**Rows from a dataset of charts and code:**
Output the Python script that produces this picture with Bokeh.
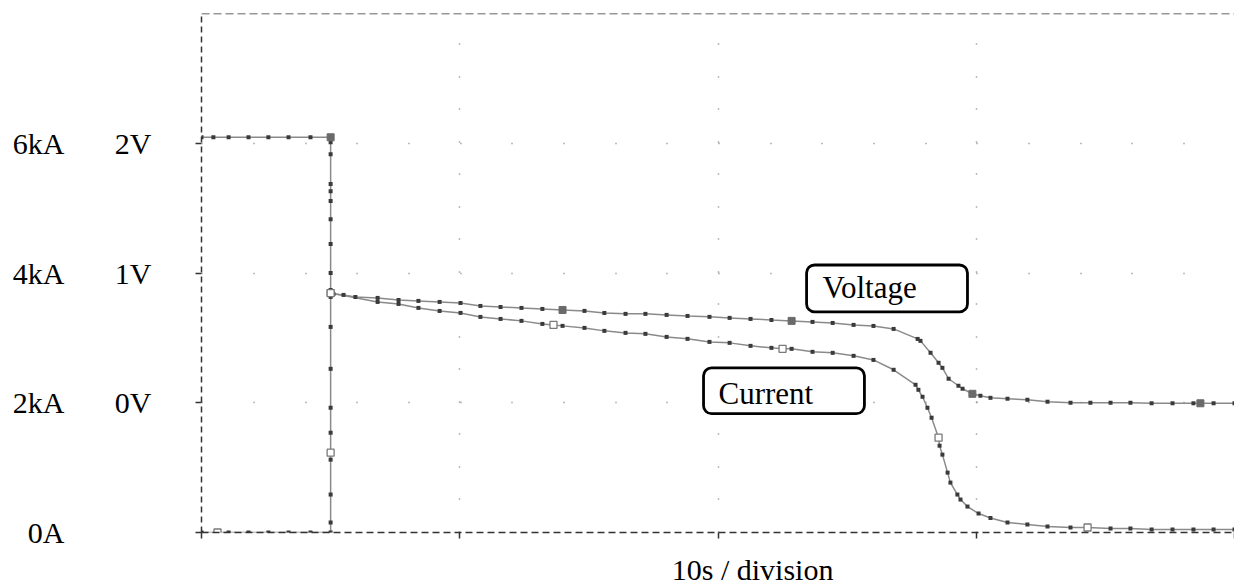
from bokeh.plotting import figure
from bokeh.models import Range1d, LinearAxis, FixedTicker, Span, BoxAnnotation, Label, Grid
from bokeh.embed import file_html
from bokeh.resources import INLINE

# ---------------- data ----------------
# time in seconds (10 s / division), voltage in V, current in kA
t_voltage = [0, 0.46, 1.05, 1.82, 2.59, 3.37, 4.22,
             5.0, 5.0, 5.0, 5.0, 5.0, 5.0, 5.0, 5.0, 5.0, 5.0, 5.0,
             5.11, 5.50, 5.96, 6.82, 7.63, 8.40, 9.22, 10.03, 10.80, 11.58,
             12.39, 13.20, 13.98, 14.83, 15.60, 16.42, 17.19, 18.01, 18.82,
             19.67, 20.45, 21.26, 22.07, 22.85, 23.66, 24.44, 25.25, 26.02,
             26.80, 27.73, 27.84, 28.23, 28.54, 28.69, 28.93, 29.31, 29.47,
             29.85, 30.16, 30.55, 31.21, 31.98, 32.76, 33.65, 34.42, 35.20,
             35.97, 36.79, 37.60, 38.41, 38.68, 39.19, 40.0]
voltage = [2.046, 2.046, 2.046, 2.046, 2.046, 2.046, 2.046,
           2.046, 2.008, 1.915, 1.685, 1.631, 1.554, 1.415, 1.223, 1.0, 0.869, 0.846,
           0.838, 0.831, 0.815, 0.808, 0.792, 0.785, 0.777, 0.769, 0.746, 0.738,
           0.731, 0.723, 0.715, 0.708, 0.692, 0.685, 0.685, 0.677, 0.669,
           0.662, 0.654, 0.646, 0.638, 0.631, 0.623, 0.615, 0.600, 0.592,
           0.569, 0.492, 0.477, 0.385, 0.308, 0.269, 0.185, 0.131, 0.108,
           0.069, 0.054, 0.038, 0.031, 0.023, 0.008, 0.0, 0.0, 0.0,
           0.0, -0.004, -0.004, -0.004, -0.004, -0.004, -0.004]

t_current = [0, 0.62, 1.05, 1.82, 2.59, 3.37, 4.22,
             5.0, 5.0, 5.0, 5.0, 5.0, 5.0, 5.0, 5.0, 5.0, 5.0, 5.0,
             6.82, 7.63, 8.40, 9.22, 10.03, 10.80, 11.58, 12.39, 13.20, 13.63,
             13.98, 14.83, 15.60, 16.42, 17.19, 18.01, 18.82, 19.67, 20.45,
             21.26, 22.07, 22.50, 22.85, 23.66, 24.44, 25.25, 26.02, 26.80,
             27.65, 27.76, 27.92, 28.11, 28.27, 28.54, 28.58, 28.69, 28.89,
             29.00, 29.27, 29.39, 29.66, 30.09, 30.55, 31.21, 31.98, 32.76,
             33.65, 34.31, 35.20, 35.97, 36.79, 37.60, 38.41, 39.19, 40.0]
current = [0, 0, 0, 0, 0, 0, 0,
           0, 0.154, 0.585, 1.123, 1.23, 1.538, 1.923, 2.523, 3.169, 3.631, 3.692,
           3.554, 3.523, 3.462, 3.415, 3.385, 3.323, 3.292, 3.262, 3.215, 3.200,
           3.185, 3.154, 3.108, 3.077, 3.062, 3.015, 2.985, 2.938, 2.923,
           2.877, 2.846, 2.831, 2.831, 2.785, 2.769, 2.723, 2.660, 2.508,
           2.277, 2.200, 2.092, 1.923, 1.769, 1.462, 1.338, 1.200, 0.923,
           0.769, 0.585, 0.508, 0.400, 0.292, 0.223, 0.154, 0.123, 0.092,
           0.077, 0.077, 0.062, 0.062, 0.046, 0.046, 0.046, 0.046, 0.046]

# trace identification markers
t_voltage_marks = [5.0, 5.0, 13.98, 22.85, 29.85, 38.68]
voltage_marks = [2.046, 0.846, 0.715, 0.631, 0.069, -0.004]
t_current_marks = [0.62, 5.0, 5.0, 13.63, 22.50, 28.54, 34.31]
current_marks = [0, 1.23, 3.69, 3.200, 2.831, 1.462, 0.077]

current_ticks = [0, 2, 4, 6]
current_tick_labels = ["0A", "2kA", "4kA", "6kA"]
voltage_ticks = [-1, 0, 1, 2]
voltage_tick_labels = ["", "0V", "1V", "2V"]
time_ticks = [0, 10, 20, 30, 40]
x_title = "10s / division"

# ---------------- layout / style ----------------
FONT = "Liberation Serif"
FS = "30px"
AX = "#333333"
X_TITLE_POS = 21.34   # horizontal centre of the x title, in seconds

p = figure(width=1234, height=588, x_range=Range1d(0, 40), y_range=Range1d(0, 8),
           x_axis_type=None, y_axis_type=None,
           output_backend="svg", toolbar_location=None,
           min_border_left=201, min_border_right=0, min_border_top=13, min_border_bottom=55)
p.extra_y_ranges = {"volt": Range1d(-1, 3)}
p.outline_line_color = None
p.background_fill_color = "white"
p.border_fill_color = "white"

# dotted grids
p.add_layout(Grid(dimension=1, ticker=FixedTicker(ticks=[2, 4, 6]),
                  grid_line_color="#7a7a7a", grid_line_width=1.5,
                  grid_line_dash="1 51 1 51 1 50"))
p.add_layout(Grid(dimension=0, ticker=FixedTicker(ticks=[10, 20, 30]),
                  grid_line_color="#7a7a7a", grid_line_width=1.5,
                  grid_line_dash="1 32 1 31"))

# inner left axis: voltage (dashed frame line, outward ticks)
vax = LinearAxis(y_range_name="volt", ticker=FixedTicker(ticks=voltage_ticks),
                 major_label_overrides=dict(zip(voltage_ticks, voltage_tick_labels)),
                 axis_line_color=AX, axis_line_width=1.5, axis_line_dash="6 4",
                 major_tick_line_color=AX, major_tick_line_width=1.5,
                 major_tick_out=6, major_tick_in=0, minor_tick_line_color=None,
                 major_label_standoff=44,
                 major_label_text_font=FONT, major_label_text_font_size=FS,
                 major_label_text_color="black")
p.add_layout(vax, "left")
# outer left axis: current labels only
iax = LinearAxis(ticker=FixedTicker(ticks=current_ticks),
                 major_label_overrides=dict(zip(current_ticks, current_tick_labels)),
                 axis_line_color=None, major_tick_line_color=None,
                 minor_tick_line_color=None, major_tick_out=0, major_tick_in=0,
                 major_label_standoff=47,
                 major_label_text_font=FONT, major_label_text_font_size=FS,
                 major_label_text_color="black")
p.add_layout(iax, "left")

# bottom axis: dashed line with ticks
xax = LinearAxis(ticker=FixedTicker(ticks=time_ticks),
                 major_label_overrides={t: "" for t in time_ticks},
                 axis_line_color=AX, axis_line_width=1.5, axis_line_dash="7 4",
                 major_tick_line_color=AX, major_tick_line_width=1.5,
                 major_tick_out=6, major_tick_in=0, minor_tick_line_color=None,
                 major_label_standoff=0, major_label_text_font_size="1px")
p.add_layout(xax, "below")
# x title as a label-only axis
tax = LinearAxis(ticker=FixedTicker(ticks=[X_TITLE_POS]),
                 major_label_overrides={X_TITLE_POS: x_title},
                 axis_line_color=None, major_tick_line_color=None,
                 minor_tick_line_color=None, major_tick_out=0, major_tick_in=0,
                 major_label_standoff=14,
                 major_label_text_font=FONT, major_label_text_font_size=FS,
                 major_label_text_color="black")
p.add_layout(tax, "below")

p.add_layout(Span(location=8, dimension="width", line_color=AX, line_width=1.5,
                  line_dash="8 4"))

# traces
LINE = "#8a8a8a"
DOT = "#3a3a3a"
p.line(t_voltage, voltage, y_range_name="volt", line_color=LINE, line_width=1.5)
p.line(t_current, current, line_color=LINE, line_width=1.5)
p.scatter(t_voltage, voltage, y_range_name="volt", marker="square", size=4,
          fill_color=DOT, line_color=None)
p.scatter(t_current, current, marker="square", size=4, fill_color=DOT, line_color=None)
p.scatter(t_voltage_marks, voltage_marks, y_range_name="volt", marker="square", size=7,
          fill_color="#6a6a6a", line_color="#6a6a6a")
p.scatter(t_current_marks, current_marks, marker="square", size=7,
          fill_color="white", line_color="#7a7a7a", line_width=1.3)

# callout boxes
p.add_layout(BoxAnnotation(left=23.43, right=29.66, bottom=3.40, top=4.123,
                           fill_color="white", fill_alpha=1.0, line_color="black",
                           line_width=2.8, line_alpha=1.0, border_radius=8))
p.add_layout(BoxAnnotation(left=19.44, right=25.67, bottom=1.831, top=2.538,
                           fill_color="white", fill_alpha=1.0, line_color="black",
                           line_width=2.8, line_alpha=1.0, border_radius=8))
p.add_layout(Label(x=24.05, y=3.631, y_offset=9, text="Voltage", text_align="left",
                   text_baseline="alphabetic", text_font=FONT, text_font_size="31px",
                   text_color="black"))
p.add_layout(Label(x=20.02, y=2.0, y_offset=9, text="Current", text_align="left",
                   text_baseline="alphabetic", text_font=FONT, text_font_size="31px",
                   text_color="black"))

open("out.html", "w").write(file_html(p, INLINE))
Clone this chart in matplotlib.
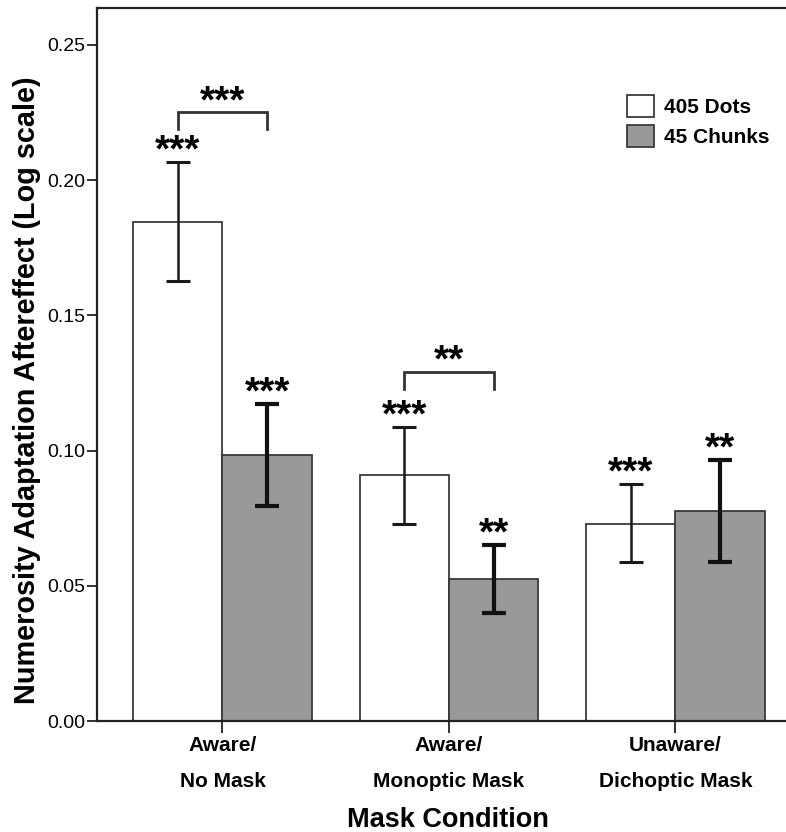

**What this task involves:**
Everything from the first line of the listing above through the line that contains "from bokeh.resources import INLINE" is to be restated word for word, minus the pictures.

**Solution to this task:**
Output the Python script that produces this picture with Bokeh.
from bokeh.plotting import figure
from bokeh.models import Range1d, LinearAxis, FixedTicker, Span, BoxAnnotation, Label, Grid
from bokeh.embed import file_html
from bokeh.resources import INLINE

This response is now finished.